▸ Material:
•••••

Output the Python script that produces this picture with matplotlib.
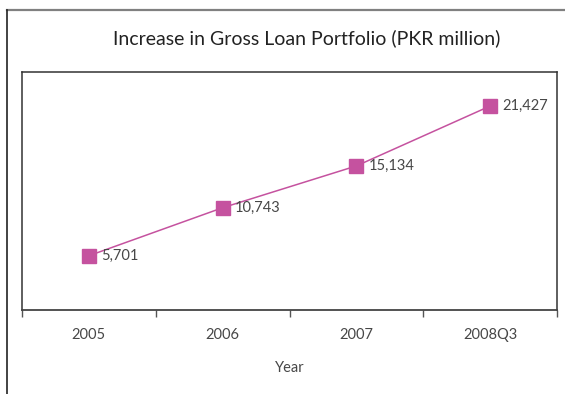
import matplotlib.pyplot as plt
from matplotlib.lines import Line2D

plt.rcParams['font.family'] = ['Lato', 'DejaVu Sans']

# Gross loan portfolio, PKR million
years = ["2005", "2006", "2007", "2008Q3"]
portfolio = [5701, 10743, 15134, 21427]

pink = "#C5529F"
text_grey = "#474747"

fig = plt.figure(figsize=(5.65, 3.94), dpi=100)
fig.patch.set_facecolor("white")

# outer frame: top and left rules only
fig.add_artist(Line2D([7 / 565, 1.0], [1 - 9.5 / 394, 1 - 9.5 / 394],
                      color="#808080", lw=1.6, transform=fig.transFigure))
fig.add_artist(Line2D([7 / 565, 7 / 565], [0.0, 1 - 9.5 / 394],
                      color="#222222", lw=1.2, transform=fig.transFigure))

ax = fig.add_axes([22 / 565, 1 - 310 / 394, (557 - 22) / 565, (310 - 72) / 394])
x = list(range(len(years)))
ax.plot(x, portfolio, color=pink, lw=1.1, marker="s", markersize=9.5,
        markerfacecolor=pink, markeredgecolor=pink, zorder=3)

for xi, v in zip(x, portfolio):
    ax.annotate(f"{v:,}", (xi, v), xytext=(9, 0), textcoords="offset points",
                ha="left", va="center", fontsize=10.5, color=text_grey)

ax.set_xlim(-0.5, len(years) - 0.5)
ax.set_ylim(0, 25000)
ax.set_yticks([])

# ticks sit on category boundaries, labels centred in each category
ax.set_xticks([i - 0.5 for i in range(len(years) + 1)])
ax.set_xticklabels([])
ax.set_xticks(x, minor=True)
ax.set_xticklabels(years, minor=True)
ax.tick_params(axis="x", which="major", direction="out", length=5, width=1,
               color="#555555")
ax.tick_params(axis="x", which="minor", length=0, pad=13, labelsize=10.5,
               labelcolor=text_grey)

for side in ["left", "top", "right"]:
    ax.spines[side].set_color("#333333")
    ax.spines[side].set_linewidth(1.1)
ax.spines["bottom"].set_color("#444444")
ax.spines["bottom"].set_linewidth(1.3)

ax.set_xlabel("Year", fontsize=10.5, color=text_grey, labelpad=14)

fig.text(307 / 565, 1 - 38 / 394, "Increase in Gross Loan Portfolio (PKR million)",
         ha="center", va="center", fontsize=14, color="#222222")

fig.savefig("out.png", dpi=100)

•••••

▸ Aim of the task:
Which lines hold the word "matplotlib"? Copy every one of them.

▸ Task answer:
Output the Python script that produces this picture with matplotlib.
import matplotlib.pyplot as plt
from matplotlib.lines import Line2D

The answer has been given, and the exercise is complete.